Transcribe the material in full. Nothing should differ except that the pictures are left out.
::::::
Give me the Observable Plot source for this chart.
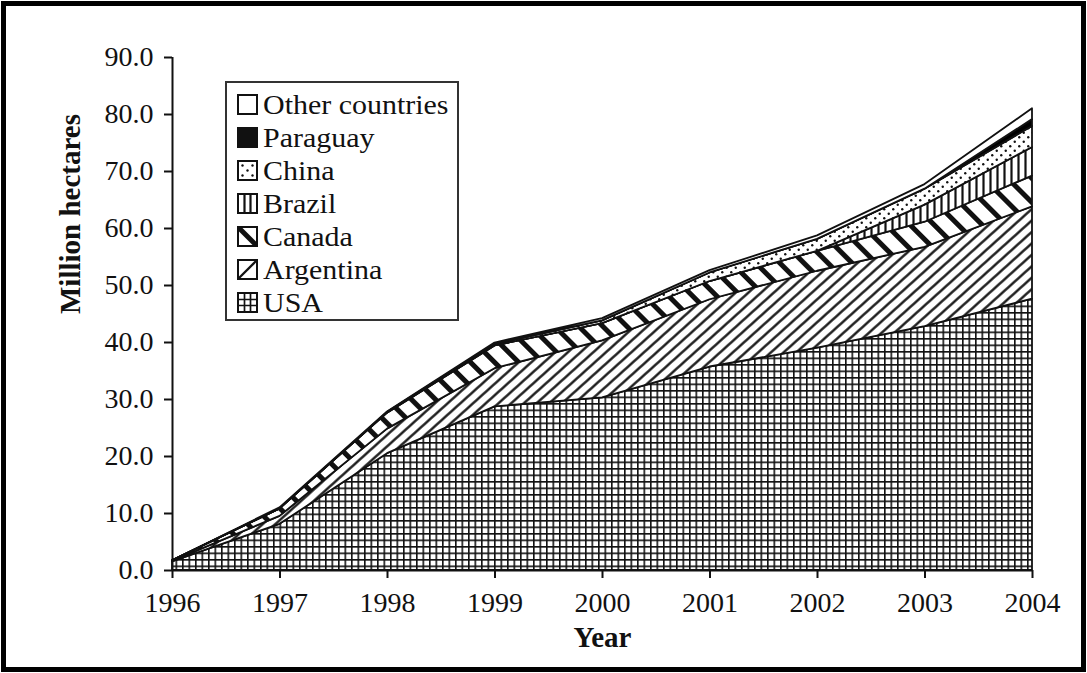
<!DOCTYPE html>
<html>
<head>
<meta charset="utf-8">
<script src="https://cdn.jsdelivr.net/npm/d3@7"></script>
<script src="https://cdn.jsdelivr.net/npm/@observablehq/plot@0.6"></script>
<style>
  html, body { margin: 0; padding: 0; background: white; }
  #wrap { position: relative; width: 1087px; height: 673px; overflow: hidden; }
  #frame { position: absolute; left: 1px; top: 1px; width: 1085px; height: 671px; box-sizing: border-box; border: 5px solid black; pointer-events: none; }
  #legend { position: absolute; left: 225px; top: 81px; width: 234px; height: 240px; box-sizing: border-box; border: 2px solid #333; background: white; padding-top: 5px; color: #111; }
  .row { display: flex; align-items: center; height: 33px; padding-left: 10px; white-space: nowrap; }
  .row svg { margin-right: 5px; flex: none; }
  .row span { display: inline-block; transform: scaleX(1.07); transform-origin: left center; }
</style>
</head>
<body>
<div id="wrap"><div id="chart"></div><div id="legend"></div><div id="frame"></div></div>
<script>
// ---- data (million hectares) ----
const years = [1996, 1997, 1998, 1999, 2000, 2001, 2002, 2003, 2004];
const countries = ["USA", "Argentina", "Canada", "Brazil", "China", "Paraguay", "Other countries"];
const usa       = [1.5, 8.1, 20.5, 28.7, 30.3, 35.7, 39.0, 42.8, 47.6];
const argentina = [0.1, 1.4, 4.3, 6.7, 10.0, 11.8, 13.5, 13.9, 16.2];
const canada    = [0.1, 1.3, 2.8, 4.0, 3.0, 3.2, 3.5, 4.4, 5.4];
const brazil    = [0, 0, 0, 0, 0, 0, 0, 3.0, 5.0];
const china     = [0, 0, 0.1, 0.3, 0.5, 1.5, 2.1, 2.8, 3.7];
const paraguay  = [0, 0, 0, 0, 0, 0, 0, 0, 1.2];
const others    = [0, 0.2, 0.1, 0.2, 0.4, 0.4, 0.6, 0.8, 1.9];
const yTicks = [0, 10, 20, 30, 40, 50, 60, 70, 80, 90];
const legendOrder = ["Other countries", "Paraguay", "China", "Brazil", "Canada", "Argentina", "USA"];

const seriesList = [usa, argentina, canada, brazil, china, paraguay, others];
const fills = ["url(#p-usa)", "url(#p-arg)", "url(#p-can)", "url(#p-bra)", "url(#p-chn)", "black", "white"];

const data = [];
countries.forEach((c, i) => seriesList[i].forEach((v, j) => data.push({year: years[j], country: c, value: v})));

const FONT = '"Liberation Serif", serif';

const chart = Plot.plot({
  width: 1087,
  height: 673,
  marginLeft: 172,
  marginRight: 55,
  marginTop: 57,
  marginBottom: 103,
  style: {background: "transparent", color: "#111"},
  x: {domain: [1996, 2004]},
  y: {domain: [0, 90]},
  color: {domain: countries, range: fills},
  marks: [
    Plot.areaY(data, {x: "year", y: "value", z: "country", fill: "country", order: countries, stroke: "#111", strokeWidth: 1.8, strokeLinejoin: "round"}),
    Plot.ruleX([1996], {stroke: "#111", strokeWidth: 2}),
    Plot.ruleY([0], {stroke: "#111", strokeWidth: 2}),
    Plot.axisX({ticks: years, tickFormat: d => String(d), tickSize: 8, tickPadding: 14, label: null, strokeWidth: 2, fontSize: 28}),
    Plot.axisY({ticks: yTicks, tickFormat: d => d.toFixed(1), tickSize: 8, tickPadding: 11, label: null, strokeWidth: 2, fontSize: 28}),
    Plot.text(["Year"], {frameAnchor: "bottom", dy: 76, fontWeight: "bold", fontSize: 29, fill: "#111"}),
    Plot.text(["Million hectares"], {frameAnchor: "left", dx: -102, rotate: -90, fontWeight: "bold", fontSize: 29, fill: "#111"})
  ]
});

const svg = d3.select(chart);
chart.style.fontFamily = FONT;
svg.selectAll("text, g").each(function() { this.style.fontFamily = FONT; });
svg.attr("font-family", FONT);

const defs = svg.insert("defs", ":first-child");
function pat(id, w, h, transform) {
  const p = defs.append("pattern").attr("id", id).attr("patternUnits", "userSpaceOnUse").attr("width", w).attr("height", h);
  if (transform) p.attr("patternTransform", transform);
  p.append("rect").attr("width", w).attr("height", h).attr("fill", "white");
  return p;
}
// USA: grid
pat("p-usa", 6.5, 6.5).append("path").attr("d", "M0,0.8H6.5M0.8,0V6.5").attr("stroke", "#111").attr("stroke-width", 1.6);
// Argentina: "/" diagonals
pat("p-arg", 8.5, 8.5, "rotate(48)").append("line").attr("x1", 4.25).attr("x2", 4.25).attr("y1", 0).attr("y2", 8.5).attr("stroke", "#111").attr("stroke-width", 2.3);
// Canada: thick "\" bars
pat("p-can", 17, 17, "rotate(-45)").append("line").attr("x1", 8.5).attr("x2", 8.5).attr("y1", 0).attr("y2", 17).attr("stroke", "#111").attr("stroke-width", 5);
// Brazil: vertical lines
pat("p-bra", 7, 7).append("line").attr("x1", 3.5).attr("x2", 3.5).attr("y1", 0).attr("y2", 7).attr("stroke", "#111").attr("stroke-width", 2.2);
// China: dots
const pc = pat("p-chn", 9, 9);
pc.append("circle").attr("cx", 2.25).attr("cy", 2.25).attr("r", 1.2).attr("fill", "#111");
pc.append("circle").attr("cx", 6.75).attr("cy", 6.75).attr("r", 1.2).attr("fill", "#111");

document.getElementById("chart").appendChild(chart);

// ---- legend ----
const legendEl = document.getElementById("legend");
legendEl.style.fontFamily = FONT;
legendEl.style.fontSize = "28px";
const legend = d3.select(legendEl);
legendOrder.forEach(name => {
  const row = legend.append("div").attr("class", "row");
  const s = row.append("svg").attr("width", 21).attr("height", 21);
  const g = s.append("g");
  const fill = name === "Paraguay" ? "#111" : "white";
  g.append("rect").attr("x", 1).attr("y", 1).attr("width", 19).attr("height", 19).attr("fill", fill).attr("stroke", "#111").attr("stroke-width", 2);
  if (name === "USA") g.append("path").attr("d", "M1,7.5H20M1,13.5H20M7.5,1V20M13.5,1V20").attr("stroke", "#111").attr("stroke-width", 1.7);
  if (name === "Argentina") g.append("path").attr("d", "M2,19L19,2").attr("stroke", "#111").attr("stroke-width", 2.3);
  if (name === "Canada") g.append("path").attr("d", "M2,2L19,19").attr("stroke", "#111").attr("stroke-width", 5);
  if (name === "Brazil") g.append("path").attr("d", "M7.5,1V20M13.5,1V20").attr("stroke", "#111").attr("stroke-width", 2.2);
  if (name === "China") [[5.5,5.5],[15.5,5.5],[10.5,10.5],[5.5,15.5],[15.5,15.5]].forEach(([cx, cy]) => g.append("circle").attr("cx", cx).attr("cy", cy).attr("r", 1.2).attr("fill", "#111"));
  const sp = row.append("span").text(name);
  sp.node().style.fontFamily = FONT;
});
</script>
</body>
</html>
::::::
In response:
Give me the Observable Plot source for this chart.
<!DOCTYPE html>
<html>
<head>
<meta charset="utf-8">
<script src="https://cdn.jsdelivr.net/npm/d3@7"></script>
<script src="https://cdn.jsdelivr.net/npm/@observablehq/plot@0.6"></script>
<style>
  html, body { margin: 0; padding: 0; background: white; }
  #wrap { position: relative; width: 1087px; height: 673px; overflow: hidden; }
  #frame { position: absolute; left: 1px; top: 1px; width: 1085px; height: 671px; box-sizing: border-box; border: 5px solid black; pointer-events: none; }
  #legend { position: absolute; left: 225px; top: 81px; width: 234px; height: 240px; box-sizing: border-box; border: 2px solid #333; background: white; padding-top: 5px; color: #111; }
  .row { display: flex; align-items: center; height: 33px; padding-left: 10px; white-space: nowrap; }
  .row svg { margin-right: 5px; flex: none; }
  .row span { display: inline-block; transform: scaleX(1.07); transform-origin: left center; }
</style>
</head>
<body>
<div id="wrap"><div id="chart"></div><div id="legend"></div><div id="frame"></div></div>
<script>
// ---- data (million hectares) ----
const years = [1996, 1997, 1998, 1999, 2000, 2001, 2002, 2003, 2004];
const countries = ["USA", "Argentina", "Canada", "Brazil", "China", "Paraguay", "Other countries"];
const usa       = [1.5, 8.1, 20.5, 28.7, 30.3, 35.7, 39.0, 42.8, 47.6];
const argentina = [0.1, 1.4, 4.3, 6.7, 10.0, 11.8, 13.5, 13.9, 16.2];
const canada    = [0.1, 1.3, 2.8, 4.0, 3.0, 3.2, 3.5, 4.4, 5.4];
const brazil    = [0, 0, 0, 0, 0, 0, 0, 3.0, 5.0];
const china     = [0, 0, 0.1, 0.3, 0.5, 1.5, 2.1, 2.8, 3.7];
const paraguay  = [0, 0, 0, 0, 0, 0, 0, 0, 1.2];
const others    = [0, 0.2, 0.1, 0.2, 0.4, 0.4, 0.6, 0.8, 1.9];
const yTicks = [0, 10, 20, 30, 40, 50, 60, 70, 80, 90];
const legendOrder = ["Other countries", "Paraguay", "China", "Brazil", "Canada", "Argentina", "USA"];

const seriesList = [usa, argentina, canada, brazil, china, paraguay, others];
const fills = ["url(#p-usa)", "url(#p-arg)", "url(#p-can)", "url(#p-bra)", "url(#p-chn)", "black", "white"];

const data = [];
countries.forEach((c, i) => seriesList[i].forEach((v, j) => data.push({year: years[j], country: c, value: v})));

const FONT = '"Liberation Serif", serif';

const chart = Plot.plot({
  width: 1087,
  height: 673,
  marginLeft: 172,
  marginRight: 55,
  marginTop: 57,
  marginBottom: 103,
  style: {background: "transparent", color: "#111"},
  x: {domain: [1996, 2004]},
  y: {domain: [0, 90]},
  color: {domain: countries, range: fills},
  marks: [
    Plot.areaY(data, {x: "year", y: "value", z: "country", fill: "country", order: countries, stroke: "#111", strokeWidth: 1.8, strokeLinejoin: "round"}),
    Plot.ruleX([1996], {stroke: "#111", strokeWidth: 2}),
    Plot.ruleY([0], {stroke: "#111", strokeWidth: 2}),
    Plot.axisX({ticks: years, tickFormat: d => String(d), tickSize: 8, tickPadding: 14, label: null, strokeWidth: 2, fontSize: 28}),
    Plot.axisY({ticks: yTicks, tickFormat: d => d.toFixed(1), tickSize: 8, tickPadding: 11, label: null, strokeWidth: 2, fontSize: 28}),
    Plot.text(["Year"], {frameAnchor: "bottom", dy: 76, fontWeight: "bold", fontSize: 29, fill: "#111"}),
    Plot.text(["Million hectares"], {frameAnchor: "left", dx: -102, rotate: -90, fontWeight: "bold", fontSize: 29, fill: "#111"})
  ]
});

const svg = d3.select(chart);
chart.style.fontFamily = FONT;
svg.selectAll("text, g").each(function() { this.style.fontFamily = FONT; });
svg.attr("font-family", FONT);

const defs = svg.insert("defs", ":first-child");
function pat(id, w, h, transform) {
  const p = defs.append("pattern").attr("id", id).attr("patternUnits", "userSpaceOnUse").attr("width", w).attr("height", h);
  if (transform) p.attr("patternTransform", transform);
  p.append("rect").attr("width", w).attr("height", h).attr("fill", "white");
  return p;
}
// USA: grid
pat("p-usa", 6.5, 6.5).append("path").attr("d", "M0,0.8H6.5M0.8,0V6.5").attr("stroke", "#111").attr("stroke-width", 1.6);
// Argentina: "/" diagonals
pat("p-arg", 8.5, 8.5, "rotate(48)").append("line").attr("x1", 4.25).attr("x2", 4.25).attr("y1", 0).attr("y2", 8.5).attr("stroke", "#111").attr("stroke-width", 2.3);
// Canada: thick "\" bars
pat("p-can", 17, 17, "rotate(-45)").append("line").attr("x1", 8.5).attr("x2", 8.5).attr("y1", 0).attr("y2", 17).attr("stroke", "#111").attr("stroke-width", 5);
// Brazil: vertical lines
pat("p-bra", 7, 7).append("line").attr("x1", 3.5).attr("x2", 3.5).attr("y1", 0).attr("y2", 7).attr("stroke", "#111").attr("stroke-width", 2.2);
// China: dots
const pc = pat("p-chn", 9, 9);
pc.append("circle").attr("cx", 2.25).attr("cy", 2.25).attr("r", 1.2).attr("fill", "#111");
pc.append("circle").attr("cx", 6.75).attr("cy", 6.75).attr("r", 1.2).attr("fill", "#111");

document.getElementById("chart").appendChild(chart);

// ---- legend ----
const legendEl = document.getElementById("legend");
legendEl.style.fontFamily = FONT;
legendEl.style.fontSize = "28px";
const legend = d3.select(legendEl);
legendOrder.forEach(name => {
  const row = legend.append("div").attr("class", "row");
  const s = row.append("svg").attr("width", 21).attr("height", 21);
  const g = s.append("g");
  const fill = name === "Paraguay" ? "#111" : "white";
  g.append("rect").attr("x", 1).attr("y", 1).attr("width", 19).attr("height", 19).attr("fill", fill).attr("stroke", "#111").attr("stroke-width", 2);
  if (name === "USA") g.append("path").attr("d", "M1,7.5H20M1,13.5H20M7.5,1V20M13.5,1V20").attr("stroke", "#111").attr("stroke-width", 1.7);
  if (name === "Argentina") g.append("path").attr("d", "M2,19L19,2").attr("stroke", "#111").attr("stroke-width", 2.3);
  if (name === "Canada") g.append("path").attr("d", "M2,2L19,19").attr("stroke", "#111").attr("stroke-width", 5);
  if (name === "Brazil") g.append("path").attr("d", "M7.5,1V20M13.5,1V20").attr("stroke", "#111").attr("stroke-width", 2.2);
  if (name === "China") [[5.5,5.5],[15.5,5.5],[10.5,10.5],[5.5,15.5],[15.5,15.5]].forEach(([cx, cy]) => g.append("circle").attr("cx", cx).attr("cy", cy).attr("r", 1.2).attr("fill", "#111"));
  const sp = row.append("span").text(name);
  sp.node().style.fontFamily = FONT;
});
</script>
</body>
</html>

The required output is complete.